Wednesday 10 April 2019, Amsterdam
The ever-growing concerns about climate change culminated in the Paris Climate Summit in 2015. 187 countries were present and certain measures were put in place to combat climate change. In practice, the way to go about this is to curb the carbon dioxide and greenhouse gas (GHG) emissions but the world is still heavily reliant on fossil fuels for energy. This is why CCS has been put forward as a viable option to help combat climate change. This is because the technology allows us to continue with the use of traditional fuels (oil & gas) while searching for a legitimate alternative, all the while being able to reduce emissions by up to 99%. The other major driver for CCS is its use for CO2 EOR. The market, however, is still immature globally but with pressure to meet emissions targets manifesting as tighter regulations and policies, the CCS market will grow worldwide.

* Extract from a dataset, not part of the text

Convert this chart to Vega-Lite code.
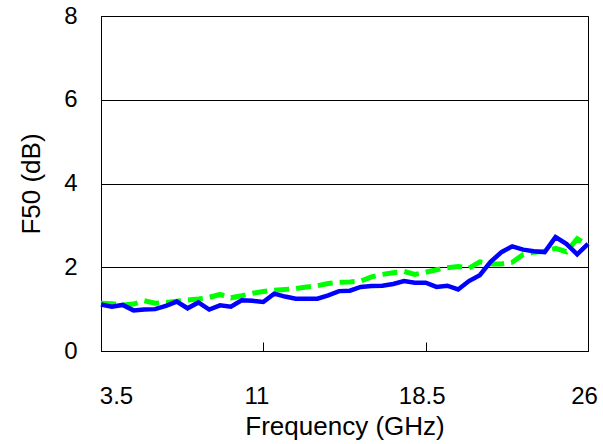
{
  "$schema": "https://vega.github.io/schema/vega-lite/v6.json",
  "width": 487,
  "height": 335,
  "autosize": {"type": "none"},
  "padding": {"left": 101, "top": 16, "right": 15, "bottom": 93},
  "background": "white",
  "config": {
    "view": {"stroke": "#000000", "strokeWidth": 1},
    "font": "Liberation Sans"
  },
  "datasets": {
    "blue": [
      {"f": 3.5, "v": 1.11}, {"f": 4.0, "v": 1.06}, {"f": 4.5, "v": 1.10}, {"f": 5.0, "v": 0.97},
      {"f": 5.5, "v": 0.99}, {"f": 6.0, "v": 1.00}, {"f": 6.5, "v": 1.08}, {"f": 7.0, "v": 1.18},
      {"f": 7.5, "v": 1.02}, {"f": 8.0, "v": 1.16}, {"f": 8.5, "v": 0.99}, {"f": 9.0, "v": 1.09},
      {"f": 9.5, "v": 1.06}, {"f": 10.0, "v": 1.21}, {"f": 10.5, "v": 1.20}, {"f": 11.0, "v": 1.17},
      {"f": 11.5, "v": 1.37}, {"f": 12.0, "v": 1.30}, {"f": 12.5, "v": 1.25}, {"f": 13.0, "v": 1.25},
      {"f": 13.5, "v": 1.25}, {"f": 14.0, "v": 1.33}, {"f": 14.5, "v": 1.43}, {"f": 15.0, "v": 1.44},
      {"f": 15.5, "v": 1.53}, {"f": 16.0, "v": 1.55}, {"f": 16.5, "v": 1.56}, {"f": 17.0, "v": 1.60},
      {"f": 17.5, "v": 1.67}, {"f": 18.0, "v": 1.63}, {"f": 18.5, "v": 1.63}, {"f": 19.0, "v": 1.53},
      {"f": 19.5, "v": 1.56}, {"f": 20.0, "v": 1.47}, {"f": 20.5, "v": 1.67}, {"f": 21.0, "v": 1.81},
      {"f": 21.5, "v": 2.13}, {"f": 22.0, "v": 2.36}, {"f": 22.5, "v": 2.50}, {"f": 23.0, "v": 2.42},
      {"f": 23.5, "v": 2.38}, {"f": 24.0, "v": 2.36}, {"f": 24.5, "v": 2.72}, {"f": 25.0, "v": 2.56},
      {"f": 25.5, "v": 2.31}, {"f": 26.0, "v": 2.56}
    ],
    "green": [
      {"f": 3.5, "v": 1.14}, {"f": 4.0, "v": 1.13}, {"f": 4.5, "v": 1.10}, {"f": 5.0, "v": 1.12},
      {"f": 5.5, "v": 1.20}, {"f": 6.0, "v": 1.14}, {"f": 6.5, "v": 1.16}, {"f": 7.0, "v": 1.19},
      {"f": 7.5, "v": 1.22}, {"f": 8.0, "v": 1.24}, {"f": 8.5, "v": 1.28}, {"f": 9.0, "v": 1.35},
      {"f": 9.5, "v": 1.27}, {"f": 10.0, "v": 1.32}, {"f": 10.5, "v": 1.38}, {"f": 11.0, "v": 1.42},
      {"f": 11.5, "v": 1.45}, {"f": 12.0, "v": 1.47}, {"f": 12.5, "v": 1.49}, {"f": 13.0, "v": 1.53},
      {"f": 13.5, "v": 1.56}, {"f": 14.0, "v": 1.61}, {"f": 14.5, "v": 1.64}, {"f": 15.0, "v": 1.65},
      {"f": 15.5, "v": 1.67}, {"f": 16.0, "v": 1.77}, {"f": 16.5, "v": 1.83}, {"f": 17.0, "v": 1.87},
      {"f": 17.5, "v": 1.90}, {"f": 18.0, "v": 1.83}, {"f": 18.5, "v": 1.88}, {"f": 19.0, "v": 1.94},
      {"f": 19.5, "v": 1.99}, {"f": 20.0, "v": 2.02}, {"f": 20.5, "v": 1.98}, {"f": 21.0, "v": 2.13},
      {"f": 21.5, "v": 2.08}, {"f": 22.0, "v": 2.08}, {"f": 22.5, "v": 2.12}, {"f": 23.0, "v": 2.30},
      {"f": 23.5, "v": 2.36}, {"f": 24.0, "v": 2.38}, {"f": 24.5, "v": 2.45}, {"f": 25.0, "v": 2.37},
      {"f": 25.5, "v": 2.68}, {"f": 26.0, "v": 2.52}
    ]
  },
  "encoding": {
    "x": {
      "field": "f", "type": "quantitative",
      "scale": {"domain": [3.5, 26], "nice": false, "zero": false},
      "axis": {
        "title": "Frequency (GHz)",
        "values": [3.5, 11, 18.5, 26],
        "format": ".3~r",
        "grid": false,
        "domainColor": "#000000",
        "tickColor": "#000000",
        "tickSize": -9,
        "labelFontSize": 24,
        "labelColor": "#000000",
        "labelBaseline": "alphabetic",
        "labelPadding": 61,
        "labelFlush": false,
        "labelOverlap": false,
        "labelOffset": {"condition": [{"test": "datum.value == 3.5", "value": 15}, {"test": "datum.value == 11", "value": -7}], "value": -4},
        "titleFontSize": 26,
        "titleFontWeight": "normal",
        "titleColor": "#000000",
        "titleBaseline": "alphabetic",
        "titlePadding": 26
      }
    },
    "y": {
      "field": "v", "type": "quantitative",
      "scale": {"domain": [0, 8], "nice": false},
      "axis": {
        "title": "F50 (dB)",
        "values": [0, 2, 4, 6, 8],
        "grid": true,
        "gridColor": "#000000",
        "gridWidth": 1,
        "ticks": false,
        "domainColor": "#000000",
        "labelFontSize": 24,
        "labelColor": "#000000",
        "labelPadding": 24,
        "labelFlush": false,
        "titleFontSize": 26,
        "titleFontWeight": "normal",
        "titleColor": "#000000",
        "titlePadding": 19
      }
    }
  },
  "layer": [
    {
      "data": {"name": "green"},
      "mark": {"type": "line", "color": "#00ff00", "strokeWidth": 5, "strokeDash": [15, 7]}
    },
    {
      "data": {"name": "blue"},
      "mark": {"type": "line", "color": "#0000ff", "strokeWidth": 4.5}
    }
  ]
}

The report analyst commented "Carbon capture and storage is an incredibly promising tool to help combat climate change and emissions, aiding governments as they endeavour to meet their targets outlined in the Paris Agreement. Although this technology has high capital costs, it is far cheaper than entirely changing the energy system. Slowly, but surely, companies and governments are starting to realise this and so investment into this technology is expected to grow considerably over the next decade and beyond until we find a legitimate alternative fuel source."
Leading companies featured in the report who are using or developing CCS technologies are Occidental, Dakota Gas, Shell, Schlumberger, Exxon Mobil, Petronas among others.